Item 2.03. Creation of a Direct Financial Obligation.

The information set forth in Item 1.01 is incorporated herein by reference into this Item 2.03.

 

Item 9.01 Financial Statements and Exhibits.

(d) Exhibits

 

Exhibit Number

 

Description

10.1   Second Amendment, dated as of May 6, 2016, by and among Diebold, Incorporated and the subsidiary borrowers party thereto, as borrowers, JPMorgan Chase Bank, N.A., as Administrative Agent, and the lenders party thereto.

Important Information for Investors and Shareholders Relating to the Acquisition of Wincor Nixdorf

In connection with the proposed acquisition of Wincor Nixdorf, Diebold has made an offer for all ordinary shares of Wincor Nixdorf (the “tender offer”) and filed a Registration Statement on Form S-4 with the U.S. Securities and Exchange Commission (“SEC”), which was declared effective by the SEC on February 5, 2016, that includes a prospectus of Diebold to be used in connection with the tender offer. In addition, on February 4, 2016, the German Federal Financial Supervisory Authority (Bundesanstalt für Finanzdienstleistungsaufsicht, “BaFin”) approved the publication of the German offer document in connection with the tender offer (the “offer document”). Diebold has published the offer document on February 5, 2016. The acceptance period for the tender offer expired at the end of March 22, 2016 (Central European Time), and a statutory additional acceptance period has begun on March 30, 2016, and will end on April 12, 2016, 24:00 hours (Central European Summer Time).

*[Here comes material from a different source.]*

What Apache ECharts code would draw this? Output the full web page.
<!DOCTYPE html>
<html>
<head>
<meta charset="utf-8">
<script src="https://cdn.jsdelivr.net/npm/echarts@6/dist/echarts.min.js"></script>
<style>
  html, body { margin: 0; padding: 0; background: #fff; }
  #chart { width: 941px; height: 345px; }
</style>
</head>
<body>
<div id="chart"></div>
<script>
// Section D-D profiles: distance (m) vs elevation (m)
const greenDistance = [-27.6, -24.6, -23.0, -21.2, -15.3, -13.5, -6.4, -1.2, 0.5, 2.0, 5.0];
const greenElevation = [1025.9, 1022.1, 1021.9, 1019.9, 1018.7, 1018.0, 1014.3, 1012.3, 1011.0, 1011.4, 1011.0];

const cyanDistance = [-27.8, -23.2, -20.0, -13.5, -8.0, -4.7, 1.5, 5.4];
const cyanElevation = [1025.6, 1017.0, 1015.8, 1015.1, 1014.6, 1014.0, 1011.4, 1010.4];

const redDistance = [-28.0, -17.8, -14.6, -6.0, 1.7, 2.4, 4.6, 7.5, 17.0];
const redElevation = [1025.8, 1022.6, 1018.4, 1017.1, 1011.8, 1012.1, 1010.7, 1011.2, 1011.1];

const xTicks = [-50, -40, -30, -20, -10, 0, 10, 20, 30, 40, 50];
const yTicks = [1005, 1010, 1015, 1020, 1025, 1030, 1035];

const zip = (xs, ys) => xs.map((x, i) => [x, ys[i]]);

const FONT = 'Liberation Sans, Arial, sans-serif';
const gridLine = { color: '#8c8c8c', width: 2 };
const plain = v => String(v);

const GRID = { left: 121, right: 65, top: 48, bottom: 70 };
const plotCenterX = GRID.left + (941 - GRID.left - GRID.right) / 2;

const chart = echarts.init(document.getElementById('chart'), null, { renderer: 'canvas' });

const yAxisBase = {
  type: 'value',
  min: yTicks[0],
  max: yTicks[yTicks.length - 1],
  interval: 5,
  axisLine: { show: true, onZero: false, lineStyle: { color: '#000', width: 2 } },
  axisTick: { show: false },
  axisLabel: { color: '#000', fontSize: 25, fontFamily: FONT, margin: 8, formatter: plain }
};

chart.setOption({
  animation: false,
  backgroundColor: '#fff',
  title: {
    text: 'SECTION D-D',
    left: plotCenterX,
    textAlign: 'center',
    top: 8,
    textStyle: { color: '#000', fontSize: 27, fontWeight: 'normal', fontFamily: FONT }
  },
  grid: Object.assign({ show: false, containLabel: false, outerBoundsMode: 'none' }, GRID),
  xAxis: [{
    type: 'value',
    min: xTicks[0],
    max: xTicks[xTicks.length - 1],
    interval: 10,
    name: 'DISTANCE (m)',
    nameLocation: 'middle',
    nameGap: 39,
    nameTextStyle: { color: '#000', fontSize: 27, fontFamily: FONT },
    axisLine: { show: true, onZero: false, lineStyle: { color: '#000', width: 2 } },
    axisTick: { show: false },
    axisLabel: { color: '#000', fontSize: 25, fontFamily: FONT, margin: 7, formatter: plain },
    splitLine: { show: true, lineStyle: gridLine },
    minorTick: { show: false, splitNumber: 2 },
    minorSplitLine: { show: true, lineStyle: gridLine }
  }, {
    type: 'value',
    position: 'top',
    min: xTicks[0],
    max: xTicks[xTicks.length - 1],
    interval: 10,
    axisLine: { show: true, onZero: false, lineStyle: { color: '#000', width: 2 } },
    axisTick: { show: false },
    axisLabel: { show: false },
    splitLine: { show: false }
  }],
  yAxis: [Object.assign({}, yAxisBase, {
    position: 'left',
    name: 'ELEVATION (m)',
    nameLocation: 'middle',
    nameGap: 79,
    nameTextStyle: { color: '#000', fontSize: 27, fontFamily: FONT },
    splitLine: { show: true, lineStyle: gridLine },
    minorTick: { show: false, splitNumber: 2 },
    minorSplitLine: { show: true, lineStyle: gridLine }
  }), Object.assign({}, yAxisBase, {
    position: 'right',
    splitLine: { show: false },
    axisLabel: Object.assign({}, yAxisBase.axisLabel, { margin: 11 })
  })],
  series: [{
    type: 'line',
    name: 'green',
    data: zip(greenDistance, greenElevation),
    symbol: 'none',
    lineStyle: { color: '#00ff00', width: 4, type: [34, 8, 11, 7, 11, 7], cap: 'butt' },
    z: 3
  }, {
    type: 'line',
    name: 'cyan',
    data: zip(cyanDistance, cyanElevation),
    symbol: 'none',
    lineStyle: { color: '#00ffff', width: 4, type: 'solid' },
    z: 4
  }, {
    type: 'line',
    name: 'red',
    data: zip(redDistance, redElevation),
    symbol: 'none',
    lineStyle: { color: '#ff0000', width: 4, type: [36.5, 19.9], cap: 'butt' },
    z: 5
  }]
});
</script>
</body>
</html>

INVESTORS AND SHAREHOLDERS ARE URGED TO READ THE PROSPECTUS RELATING TO THE TENDER OFFER AND THE OFFER DOCUMENT, AS WELL AS OTHER DOCUMENTS THAT HAVE BEEN OR WILL BE FILED WITH THE SEC OR BAFIN OR PUBLISHED AT DIEBOLD’S WEBSITE AT WWW.DIEBOLD.COM UNDER THE INVESTOR RELATIONS SECTION, REGARDING THE PROPOSED BUSINESS COMBINATION AND THE TENDER OFFER BECAUSE THESE DOCUMENTS CONTAIN OR WILL CONTAIN IMPORTANT INFORMATION. You may obtain a free copy of the prospectus relating to the tender


offer, an English translation of the offer document, and other related documents filed by Diebold with the SEC on the SEC’s website at www.sec.gov. The prospectus relating to the tender offer and other documents relating thereto may also be obtained for free by accessing Diebold’s website at www.diebold.com under the Investor Relations section. You may obtain a free copy of the offer document on BaFin’s website at www.bafin.de, and, along with an English translation thereof, at Diebold’s website at www.diebold.com under the Investor Relations section. Further, you may obtain a copy of the offer document free of charge from Deutsche Bank Aktiengesellschaft, Taunusanlage 12, 60325 Frankfurt am Main, Germany, or by e-mail to dct.tender-offers@db.com or by telefax to +49 69 910 38794.

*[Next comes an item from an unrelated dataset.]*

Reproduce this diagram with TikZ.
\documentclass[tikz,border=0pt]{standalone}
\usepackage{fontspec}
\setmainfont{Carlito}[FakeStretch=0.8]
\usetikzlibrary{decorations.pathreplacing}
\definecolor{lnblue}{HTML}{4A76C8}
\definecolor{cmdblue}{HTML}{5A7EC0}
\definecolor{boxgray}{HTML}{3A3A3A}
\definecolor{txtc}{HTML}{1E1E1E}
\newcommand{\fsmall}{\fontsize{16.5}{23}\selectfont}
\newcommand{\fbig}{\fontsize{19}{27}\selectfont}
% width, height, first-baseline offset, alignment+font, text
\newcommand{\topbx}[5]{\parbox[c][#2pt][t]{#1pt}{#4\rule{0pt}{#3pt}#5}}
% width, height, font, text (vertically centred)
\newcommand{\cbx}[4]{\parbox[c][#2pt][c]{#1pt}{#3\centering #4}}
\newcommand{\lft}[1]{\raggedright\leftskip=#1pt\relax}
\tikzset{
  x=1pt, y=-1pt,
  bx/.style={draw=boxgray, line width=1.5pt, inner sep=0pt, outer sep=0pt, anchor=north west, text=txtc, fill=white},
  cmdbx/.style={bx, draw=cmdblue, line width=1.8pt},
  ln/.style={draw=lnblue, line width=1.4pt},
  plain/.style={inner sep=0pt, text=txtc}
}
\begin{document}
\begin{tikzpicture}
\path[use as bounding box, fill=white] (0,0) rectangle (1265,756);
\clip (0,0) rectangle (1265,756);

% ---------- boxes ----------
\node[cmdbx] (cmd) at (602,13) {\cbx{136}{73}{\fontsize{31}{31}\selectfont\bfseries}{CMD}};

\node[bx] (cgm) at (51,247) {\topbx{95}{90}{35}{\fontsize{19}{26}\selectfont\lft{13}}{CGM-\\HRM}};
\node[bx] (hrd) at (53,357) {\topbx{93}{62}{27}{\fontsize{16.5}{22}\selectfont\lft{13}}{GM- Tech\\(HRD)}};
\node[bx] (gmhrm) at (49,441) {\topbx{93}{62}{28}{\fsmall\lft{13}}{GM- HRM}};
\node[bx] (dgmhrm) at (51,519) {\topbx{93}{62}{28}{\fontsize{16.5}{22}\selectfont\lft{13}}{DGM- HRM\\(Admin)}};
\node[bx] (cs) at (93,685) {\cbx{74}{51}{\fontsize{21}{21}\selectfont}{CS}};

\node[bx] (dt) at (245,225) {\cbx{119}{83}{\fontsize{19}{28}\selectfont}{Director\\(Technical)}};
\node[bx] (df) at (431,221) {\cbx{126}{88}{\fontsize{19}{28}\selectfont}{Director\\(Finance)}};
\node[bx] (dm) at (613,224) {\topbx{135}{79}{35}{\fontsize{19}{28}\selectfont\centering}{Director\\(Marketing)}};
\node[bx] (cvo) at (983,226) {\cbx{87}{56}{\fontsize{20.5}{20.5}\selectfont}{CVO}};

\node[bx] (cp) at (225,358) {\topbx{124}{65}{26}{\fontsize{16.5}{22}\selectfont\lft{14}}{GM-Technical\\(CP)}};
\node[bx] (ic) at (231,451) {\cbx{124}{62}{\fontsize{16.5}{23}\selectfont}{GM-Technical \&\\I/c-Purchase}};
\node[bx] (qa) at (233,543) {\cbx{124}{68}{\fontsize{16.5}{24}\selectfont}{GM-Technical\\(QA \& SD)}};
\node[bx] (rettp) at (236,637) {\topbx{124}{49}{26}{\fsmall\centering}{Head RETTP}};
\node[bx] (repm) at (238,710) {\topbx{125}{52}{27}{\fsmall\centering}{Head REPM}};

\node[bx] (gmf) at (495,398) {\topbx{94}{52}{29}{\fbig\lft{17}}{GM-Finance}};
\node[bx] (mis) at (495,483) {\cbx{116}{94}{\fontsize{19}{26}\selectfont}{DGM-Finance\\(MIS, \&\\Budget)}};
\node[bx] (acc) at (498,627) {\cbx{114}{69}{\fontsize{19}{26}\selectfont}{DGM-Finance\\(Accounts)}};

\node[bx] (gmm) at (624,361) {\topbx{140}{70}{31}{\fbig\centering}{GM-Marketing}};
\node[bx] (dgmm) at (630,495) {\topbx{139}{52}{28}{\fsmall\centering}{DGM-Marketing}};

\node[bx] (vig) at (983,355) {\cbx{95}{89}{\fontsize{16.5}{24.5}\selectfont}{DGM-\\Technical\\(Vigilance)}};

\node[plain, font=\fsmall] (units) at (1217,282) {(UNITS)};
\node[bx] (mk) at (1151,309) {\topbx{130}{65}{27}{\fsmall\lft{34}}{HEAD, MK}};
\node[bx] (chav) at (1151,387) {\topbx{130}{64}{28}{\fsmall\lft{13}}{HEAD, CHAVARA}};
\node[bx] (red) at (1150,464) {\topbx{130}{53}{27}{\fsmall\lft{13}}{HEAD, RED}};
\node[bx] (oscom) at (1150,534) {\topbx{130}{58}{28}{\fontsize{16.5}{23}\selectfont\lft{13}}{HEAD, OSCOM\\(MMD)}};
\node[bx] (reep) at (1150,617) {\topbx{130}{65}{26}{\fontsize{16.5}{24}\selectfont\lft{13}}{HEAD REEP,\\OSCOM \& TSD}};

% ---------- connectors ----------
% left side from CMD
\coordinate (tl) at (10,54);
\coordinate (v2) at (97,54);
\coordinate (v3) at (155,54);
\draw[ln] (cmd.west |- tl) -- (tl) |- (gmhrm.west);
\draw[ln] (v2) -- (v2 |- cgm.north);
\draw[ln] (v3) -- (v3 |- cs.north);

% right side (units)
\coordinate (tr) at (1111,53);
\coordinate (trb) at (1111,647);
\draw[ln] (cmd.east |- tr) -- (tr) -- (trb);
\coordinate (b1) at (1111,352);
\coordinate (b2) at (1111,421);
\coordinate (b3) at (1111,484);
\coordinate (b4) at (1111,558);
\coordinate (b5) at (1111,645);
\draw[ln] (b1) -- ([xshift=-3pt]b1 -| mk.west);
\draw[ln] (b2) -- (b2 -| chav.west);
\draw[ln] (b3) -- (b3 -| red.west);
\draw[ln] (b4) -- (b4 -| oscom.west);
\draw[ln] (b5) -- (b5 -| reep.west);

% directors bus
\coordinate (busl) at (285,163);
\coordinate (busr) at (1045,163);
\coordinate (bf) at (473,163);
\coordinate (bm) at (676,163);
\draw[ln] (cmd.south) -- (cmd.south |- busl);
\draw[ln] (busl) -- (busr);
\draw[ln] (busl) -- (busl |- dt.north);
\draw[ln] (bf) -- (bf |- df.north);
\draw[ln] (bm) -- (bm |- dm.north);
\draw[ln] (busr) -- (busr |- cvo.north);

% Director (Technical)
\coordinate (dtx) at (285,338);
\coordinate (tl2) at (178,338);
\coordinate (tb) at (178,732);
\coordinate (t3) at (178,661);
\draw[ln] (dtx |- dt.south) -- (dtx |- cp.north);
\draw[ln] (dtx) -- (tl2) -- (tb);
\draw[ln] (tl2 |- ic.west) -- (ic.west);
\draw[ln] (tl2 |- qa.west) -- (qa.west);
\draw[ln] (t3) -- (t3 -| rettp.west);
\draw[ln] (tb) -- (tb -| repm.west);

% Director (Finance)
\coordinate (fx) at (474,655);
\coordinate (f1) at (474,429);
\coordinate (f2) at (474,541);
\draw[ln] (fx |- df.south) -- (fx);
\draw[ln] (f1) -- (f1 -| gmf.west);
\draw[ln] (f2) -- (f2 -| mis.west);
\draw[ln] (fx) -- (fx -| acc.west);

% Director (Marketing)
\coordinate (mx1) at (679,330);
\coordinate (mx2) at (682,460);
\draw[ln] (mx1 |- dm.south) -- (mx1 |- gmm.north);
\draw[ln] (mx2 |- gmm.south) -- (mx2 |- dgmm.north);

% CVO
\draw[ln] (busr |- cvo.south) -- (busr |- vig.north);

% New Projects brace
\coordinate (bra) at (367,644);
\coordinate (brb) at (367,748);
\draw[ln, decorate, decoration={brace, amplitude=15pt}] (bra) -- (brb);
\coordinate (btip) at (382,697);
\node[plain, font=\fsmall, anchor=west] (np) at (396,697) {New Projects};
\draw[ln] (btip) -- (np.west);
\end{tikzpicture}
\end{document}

This document is neither an offer to purchase nor a solicitation of an offer to sell shares of Wincor Nixdorf or Diebold. Terms and further provisions regarding the tender offer are disclosed in the offer document, which was published on February 5, 2016, and in related documents filed or that will be filed with the SEC. Investors and holders of Wincor Nixdorf shares, or of such instruments conferring a right to directly or indirectly acquire Wincor Nixdorf shares, are strongly encouraged to read the prospectus relating to the tender offer, the offer document and all documents in connection with the tender offer because these documents contain important information.

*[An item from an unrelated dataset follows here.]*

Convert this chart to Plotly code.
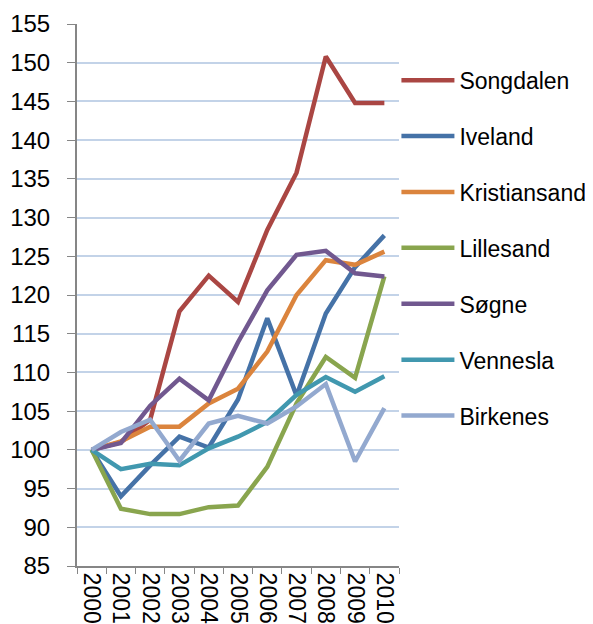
import plotly.graph_objects as go

years = ["2000", "2001", "2002", "2003", "2004", "2005", "2006", "2007", "2008", "2009", "2010"]

songdalen = [100, 101.0, 103.9, 117.9, 122.5, 119.1, 128.4, 135.8, 150.8, 144.8, 144.8]
iveland = [100, 94.0, 98.0, 101.7, 100.3, 106.5, 117.0, 107.0, 117.6, 123.6, 127.7]
kristiansand = [100, 101.1, 103.0, 103.0, 106.0, 107.9, 112.7, 120.0, 124.5, 123.9, 125.6]
lillesand = [100, 92.4, 91.7, 91.7, 92.6, 92.8, 97.8, 106.0, 112.0, 109.3, 122.4]
sogne = [100, 100.9, 105.7, 109.2, 106.4, 113.9, 120.6, 125.2, 125.7, 122.8, 122.4]
vennesla = [100, 97.5, 98.2, 98.0, 100.2, 101.7, 103.6, 107.1, 109.4, 107.5, 109.5]
birkenes = [100, 102.3, 103.9, 98.6, 103.4, 104.4, 103.4, 105.6, 108.5, 98.5, 105.4]

names = ["Songdalen", "Iveland", "Kristiansand", "Lillesand", "Søgne", "Vennesla", "Birkenes"]
series = [songdalen, iveland, kristiansand, lillesand, sogne, vennesla, birkenes]
colors = ["#AA4643", "#4572A7", "#DB843D", "#89A54E", "#71588F", "#4198AF", "#93A9CF"]

fig = go.Figure()
for n, s, c in zip(names, series, colors):
    fig.add_trace(go.Scatter(
        x=years, y=s, name=n, mode="lines", legendgroup=n,
        line=dict(color=c, width=4.5),
    ))

font = "Liberation Sans, Arial, sans-serif"
fig.update_layout(
    width=585, height=616,
    margin=dict(l=69, r=194, t=16, b=58, autoexpand=False),
    paper_bgcolor="white", plot_bgcolor="white",
    font=dict(family=font, size=24, color="black"),
    showlegend=True,
    legend=dict(
        x=0.992, xanchor="left", y=0.936, yanchor="top",
        font=dict(family=font, size=23, color="black"),
        tracegroupgap=23, bgcolor="rgba(0,0,0,0)",
        itemwidth=53,
    ),
    xaxis=dict(
        type="category", tickangle=90, tickson="boundaries",
        ticks="outside", ticklen=6, tickcolor="#868686",
        showline=True, linecolor="#868686", linewidth=2,
        showgrid=False, tickfont=dict(size=23),
        range=[-0.5, 10.5], automargin=False,
    ),
    yaxis=dict(
        range=[85, 155], dtick=5, tick0=85,
        ticks="outside", ticklen=8, tickcolor="#868686",
        showline=True, linecolor="#868686", linewidth=2,
        showgrid=True, gridcolor="#C3D3E8", gridwidth=1.5,
        zeroline=False, tickfont=dict(size=24), automargin=False,
        ticklabelstandoff=12,
    ),
)

fig.write_html("out.html")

No offering of Diebold shares will be made except by means of a prospectus meeting the requirements of section 10 of the U.S. Securities Act of 1933, as amended, and a German offer document in accordance with applicable European regulations, including the German Securities Acquisition and Takeover Act and the German Securities Prospectus Act (Wertpapierprospektgesetz). Subject to certain exceptions to be approved by the relevant regulators or certain facts to be ascertained, the tender offer would not be made directly or indirectly, in or into any jurisdiction where to do so would constitute a violation of the laws of such jurisdiction, or by use of the mails or by any means or instrumentality (including without limitation, facsimile transmission, telephone and the internet) of interstate or foreign commerce, or any facility of a national securities exchange, of any such jurisdiction.


SIGNATURES

Pursuant to the requirements of the Securities Exchange Act of 1934, the registrant has duly caused this report to be signed on its behalf by the undersigned hereunto duly authorized.

Date: May 12, 2016

 

DIEBOLD, INCORPORATED
By  

/s/ Christopher A. Chapman

  Name: Christopher A. Chapman
  Title: Senior Vice President and Chief Financial Officer


EXHIBIT INDEX

 

Exhibit Number

 

Description

10.1   Second Amendment, dated as of May 6, 2016, by and among Diebold, Incorporated and the subsidiary borrowers party thereto, as borrowers, JPMorgan Chase Bank, N.A., as Administrative Agent, and the lenders party thereto.